Removing the broken centre post winder column revealed a hollow tube, too small for a large diameter mast but ideal for coaxial cable to pass through. The addition of several ferrite beads, anchored both ends with tie wraps, immediately provided a neat line isolator, perfect for dealing with temporary antenna systems. The RF chokes added weight and strain to the antenna base connections, so some sort of strain relief was needed. The answer was to use a wine cork at the bottom of the tube, shaved down to fit, with a push-fit, coax-sized hole drilled through it plus a tie-wrap inside the tube.
Owning numerous HF mobile antennas, with different bases and threads, made and collected over many years, the choice of antenna base was also proving to be an issue. This was finally and easily solved by fitting an SO-239 chassis socket using self-tapping screws, plus a SIRO™ magnetic mount adapter, purchased online. This flexible solution allows for both HF and VHF/UHF antennas with either PL-259 or 3/8th UNF threaded studding, to be used and changed at will.
Dual- or tri-band VHF/UHF mobile antennas, terminated with PL-259 plugs, fit directly on to the socket and a short earth tag and link wire connected to the original post locking wheel forms an excellent groundplane to the 1.6m tripod legs – ideal for the 6m, 2m and 70cm bands.
For HF antennas it’s more practical to attach a ground wire and substantial spike to the same locking wheel.
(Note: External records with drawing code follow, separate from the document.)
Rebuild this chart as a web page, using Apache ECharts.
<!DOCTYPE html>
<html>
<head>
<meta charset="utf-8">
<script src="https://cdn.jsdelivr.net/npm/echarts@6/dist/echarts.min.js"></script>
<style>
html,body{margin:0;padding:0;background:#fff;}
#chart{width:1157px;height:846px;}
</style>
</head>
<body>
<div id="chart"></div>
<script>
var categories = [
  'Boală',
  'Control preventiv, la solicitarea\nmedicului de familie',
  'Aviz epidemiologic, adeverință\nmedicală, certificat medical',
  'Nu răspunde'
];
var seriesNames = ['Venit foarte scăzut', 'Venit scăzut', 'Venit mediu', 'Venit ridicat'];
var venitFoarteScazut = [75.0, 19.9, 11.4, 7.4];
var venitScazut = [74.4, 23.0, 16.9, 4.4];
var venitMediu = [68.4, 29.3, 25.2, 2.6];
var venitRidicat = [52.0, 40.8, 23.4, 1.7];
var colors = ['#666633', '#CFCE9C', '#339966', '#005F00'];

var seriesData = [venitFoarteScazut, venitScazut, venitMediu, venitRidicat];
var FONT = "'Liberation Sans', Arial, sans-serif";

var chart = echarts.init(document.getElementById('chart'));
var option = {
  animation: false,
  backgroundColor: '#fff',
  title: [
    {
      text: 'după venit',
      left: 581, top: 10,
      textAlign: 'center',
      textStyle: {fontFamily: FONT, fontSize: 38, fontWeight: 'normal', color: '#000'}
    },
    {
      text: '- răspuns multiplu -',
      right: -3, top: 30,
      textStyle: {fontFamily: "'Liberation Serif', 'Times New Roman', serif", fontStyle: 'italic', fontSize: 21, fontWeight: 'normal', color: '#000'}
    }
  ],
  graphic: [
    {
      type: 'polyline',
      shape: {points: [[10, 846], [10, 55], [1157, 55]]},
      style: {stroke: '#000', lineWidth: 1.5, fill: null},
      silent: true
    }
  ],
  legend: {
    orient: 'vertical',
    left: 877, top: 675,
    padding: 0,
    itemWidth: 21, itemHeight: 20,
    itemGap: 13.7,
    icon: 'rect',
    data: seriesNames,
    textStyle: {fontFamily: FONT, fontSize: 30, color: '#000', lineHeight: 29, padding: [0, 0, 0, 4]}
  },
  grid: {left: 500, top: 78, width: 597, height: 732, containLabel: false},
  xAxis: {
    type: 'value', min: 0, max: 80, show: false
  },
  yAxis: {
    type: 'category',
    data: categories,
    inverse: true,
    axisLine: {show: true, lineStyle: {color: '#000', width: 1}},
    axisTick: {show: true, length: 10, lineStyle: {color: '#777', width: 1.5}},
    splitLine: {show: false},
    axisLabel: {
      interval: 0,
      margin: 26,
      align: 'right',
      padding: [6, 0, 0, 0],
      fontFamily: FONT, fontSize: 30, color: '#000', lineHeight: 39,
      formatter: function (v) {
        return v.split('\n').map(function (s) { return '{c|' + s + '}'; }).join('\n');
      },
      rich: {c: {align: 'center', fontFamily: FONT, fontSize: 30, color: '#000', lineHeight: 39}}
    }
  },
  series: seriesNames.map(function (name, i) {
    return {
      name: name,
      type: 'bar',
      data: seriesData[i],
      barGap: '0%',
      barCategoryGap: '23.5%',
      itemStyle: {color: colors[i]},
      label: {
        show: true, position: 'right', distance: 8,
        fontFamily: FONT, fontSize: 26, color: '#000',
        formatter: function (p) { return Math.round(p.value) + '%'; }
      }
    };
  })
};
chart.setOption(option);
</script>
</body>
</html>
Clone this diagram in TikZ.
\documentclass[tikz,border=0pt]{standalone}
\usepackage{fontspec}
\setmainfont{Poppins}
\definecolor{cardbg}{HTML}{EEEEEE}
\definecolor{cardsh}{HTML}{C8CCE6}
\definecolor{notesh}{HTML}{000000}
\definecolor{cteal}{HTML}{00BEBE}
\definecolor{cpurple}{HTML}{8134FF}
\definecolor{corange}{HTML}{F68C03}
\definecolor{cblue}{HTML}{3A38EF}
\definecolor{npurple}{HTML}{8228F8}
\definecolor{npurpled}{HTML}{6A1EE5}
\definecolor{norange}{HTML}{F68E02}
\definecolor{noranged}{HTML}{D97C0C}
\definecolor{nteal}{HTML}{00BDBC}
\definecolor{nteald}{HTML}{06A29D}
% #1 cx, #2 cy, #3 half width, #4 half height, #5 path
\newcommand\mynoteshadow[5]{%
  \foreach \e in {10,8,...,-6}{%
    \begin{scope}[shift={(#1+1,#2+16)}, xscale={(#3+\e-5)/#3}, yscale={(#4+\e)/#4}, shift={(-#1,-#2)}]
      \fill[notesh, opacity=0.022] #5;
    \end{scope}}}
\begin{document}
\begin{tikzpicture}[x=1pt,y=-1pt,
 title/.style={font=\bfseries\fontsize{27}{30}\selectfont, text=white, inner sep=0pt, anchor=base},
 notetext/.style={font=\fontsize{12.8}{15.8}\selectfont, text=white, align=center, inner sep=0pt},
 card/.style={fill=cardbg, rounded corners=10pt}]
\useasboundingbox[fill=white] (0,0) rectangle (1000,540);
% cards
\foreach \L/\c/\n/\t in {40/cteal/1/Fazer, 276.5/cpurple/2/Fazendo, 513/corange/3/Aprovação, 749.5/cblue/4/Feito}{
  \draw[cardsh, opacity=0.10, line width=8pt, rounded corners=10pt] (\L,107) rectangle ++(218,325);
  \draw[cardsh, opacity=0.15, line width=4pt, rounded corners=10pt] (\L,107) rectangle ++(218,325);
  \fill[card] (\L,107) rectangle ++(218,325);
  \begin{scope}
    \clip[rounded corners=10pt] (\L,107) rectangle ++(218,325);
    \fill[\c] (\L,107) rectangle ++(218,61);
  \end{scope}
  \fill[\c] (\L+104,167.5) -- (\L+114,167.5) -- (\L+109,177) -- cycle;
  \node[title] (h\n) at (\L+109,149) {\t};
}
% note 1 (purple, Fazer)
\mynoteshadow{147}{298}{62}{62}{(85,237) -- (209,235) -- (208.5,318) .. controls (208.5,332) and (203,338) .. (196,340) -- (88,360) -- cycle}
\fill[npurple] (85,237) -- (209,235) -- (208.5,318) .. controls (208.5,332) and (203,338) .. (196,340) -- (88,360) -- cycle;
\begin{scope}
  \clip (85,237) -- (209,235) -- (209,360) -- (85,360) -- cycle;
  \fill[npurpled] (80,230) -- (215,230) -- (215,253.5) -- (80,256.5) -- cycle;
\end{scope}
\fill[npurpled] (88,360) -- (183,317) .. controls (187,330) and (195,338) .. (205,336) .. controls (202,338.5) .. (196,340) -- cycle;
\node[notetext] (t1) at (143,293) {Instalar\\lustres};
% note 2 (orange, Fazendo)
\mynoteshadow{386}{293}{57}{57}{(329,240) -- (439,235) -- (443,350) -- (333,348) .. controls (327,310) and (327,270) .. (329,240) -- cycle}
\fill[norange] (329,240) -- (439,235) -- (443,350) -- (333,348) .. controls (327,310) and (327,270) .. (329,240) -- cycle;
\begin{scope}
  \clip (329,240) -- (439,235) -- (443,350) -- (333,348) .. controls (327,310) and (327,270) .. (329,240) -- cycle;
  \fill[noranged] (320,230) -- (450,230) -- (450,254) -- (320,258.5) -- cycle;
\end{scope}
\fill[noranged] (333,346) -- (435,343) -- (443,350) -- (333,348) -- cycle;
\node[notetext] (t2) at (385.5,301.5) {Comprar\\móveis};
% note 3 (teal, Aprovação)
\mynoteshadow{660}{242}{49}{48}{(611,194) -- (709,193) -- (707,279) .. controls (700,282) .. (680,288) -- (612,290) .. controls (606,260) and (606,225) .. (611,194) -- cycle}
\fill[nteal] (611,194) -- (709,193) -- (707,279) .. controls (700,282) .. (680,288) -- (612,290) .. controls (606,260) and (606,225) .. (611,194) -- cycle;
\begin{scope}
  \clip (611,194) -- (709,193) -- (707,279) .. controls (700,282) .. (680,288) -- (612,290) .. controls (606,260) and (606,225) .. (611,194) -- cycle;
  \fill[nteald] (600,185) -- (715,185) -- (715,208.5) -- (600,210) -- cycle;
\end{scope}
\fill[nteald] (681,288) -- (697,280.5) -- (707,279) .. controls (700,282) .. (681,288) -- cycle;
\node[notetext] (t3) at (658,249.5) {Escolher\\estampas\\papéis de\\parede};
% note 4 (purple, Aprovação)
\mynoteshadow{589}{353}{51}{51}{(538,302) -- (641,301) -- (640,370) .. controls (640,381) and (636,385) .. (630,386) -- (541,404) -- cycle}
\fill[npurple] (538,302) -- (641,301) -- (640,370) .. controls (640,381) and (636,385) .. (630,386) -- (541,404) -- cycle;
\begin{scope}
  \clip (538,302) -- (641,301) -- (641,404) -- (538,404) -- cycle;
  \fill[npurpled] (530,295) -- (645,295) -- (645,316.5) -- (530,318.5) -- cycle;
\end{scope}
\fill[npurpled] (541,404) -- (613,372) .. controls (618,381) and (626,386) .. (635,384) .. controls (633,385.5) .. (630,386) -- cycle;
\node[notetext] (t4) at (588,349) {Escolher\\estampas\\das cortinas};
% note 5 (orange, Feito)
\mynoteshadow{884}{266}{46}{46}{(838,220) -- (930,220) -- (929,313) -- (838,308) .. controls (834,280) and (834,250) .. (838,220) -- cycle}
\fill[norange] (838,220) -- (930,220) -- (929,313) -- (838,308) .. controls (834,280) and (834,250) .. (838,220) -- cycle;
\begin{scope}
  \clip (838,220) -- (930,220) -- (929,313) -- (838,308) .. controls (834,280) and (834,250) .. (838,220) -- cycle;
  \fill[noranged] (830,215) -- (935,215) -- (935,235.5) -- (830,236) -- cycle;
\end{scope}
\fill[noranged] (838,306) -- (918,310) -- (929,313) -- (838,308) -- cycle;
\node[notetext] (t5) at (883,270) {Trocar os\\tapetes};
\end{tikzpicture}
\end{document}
Because ground conditions cannot always be relied upon, I much prefer to deploy counterpoise wires rather than use an earth. Green Kevlar wire is ideal. It’s flexible, unobtrusive and easy to roll up and transport.
Also fixed to the SO-239 socket is a short, heatshrink-covered lead and wander-type socket. Each counterpoise wire is terminated with an RS Components stacking plug, allowing more to be easily added, as required,
Left unsecured they simply pull apart in the event of anyone tripping on a wire. This quick-release feature prevents the whole array from being dragged, upended or damaged.
Counterpoise Wires
Differences of opinion abound concerning counterpoise wires. Do they need to be resonant lengths, 5% longer, on the ground, off the ground or what? Over the years I’ve tried them all, in a variety of locations. In practice, it often depends on the type of ground you are dealing with and the capacitance generated between the wire and the ground itself. Following sage advice from the late and respected antenna guru Les Moxon G6XN (see reference) that radials do not need to be resonant, I now use a variety of different lengths, typically close to amateur band lengths − 20, 10, 7.5 and 5m long. These deploy either as a 360° fan or are sometimes bent to the available space. On poor, dry, stony ground or decking, off the ground at a sloping angle appears to work better. (In some situations, wires can also be used independently, as HF sloper type antennas, in their own right.)
Adjusting the position and height of the wires is often a simple way to bring the feed impedance into auto-tuner range but, to be sure, I never leave home without my trusty antenna analyser. For extra safety I use bright orange tent pegs as remote anchor points.
Anchoring the Tripod
On breezy days, with an HF antenna fitted, the tripod can become unstable, depending on the whip I use. Finding a way to anchor the tripod was paramount and easily solved. Small holes in the lower legs allow metal tent pegs to pass through each leg at a 90° angle, holding the tripod firmly in place. Some higher-end camera tripods incorporate retractable spikes − look out for those. A neat trick for decking, hard ground or breezy conditions is the use of a draw string bag (wash-bag) filled with local stones or sand, carabiner-clipped to the centre support, problem solved.
Mobile antennas are very much a passion with me and something I’ve studied and played with for many years. Base, centre, top, mono/multiband and helically loaded − I have them all. Small/compromise antennas such as mobiles need all the help they can get. Centre-loaded, helicals and combinations are among my favourites.
With the mounting system described, it’s possible and practical to add screw-together extender rods. However, it’s important that any band-resonating coil does not become located more than halfway up the now lengthened antenna. Beyond this point, the RF current vital for best radiation falls away sharply. To prevent this happening, a longer whip needs to be used above the coil, to compensate. You may also need to attach light, nylon tent guy line to the lower mast section, just below the coil, to keep everything stable.
While there’s never any real substitute for metal in the sky, in terms of performance, this simple back-up plan has rescued many holiday operations and something I wouldn’t now leave home without.
Reference
HF antennas for all locations. Moxon. L, RSGB, ISBN 1-872307-15-1.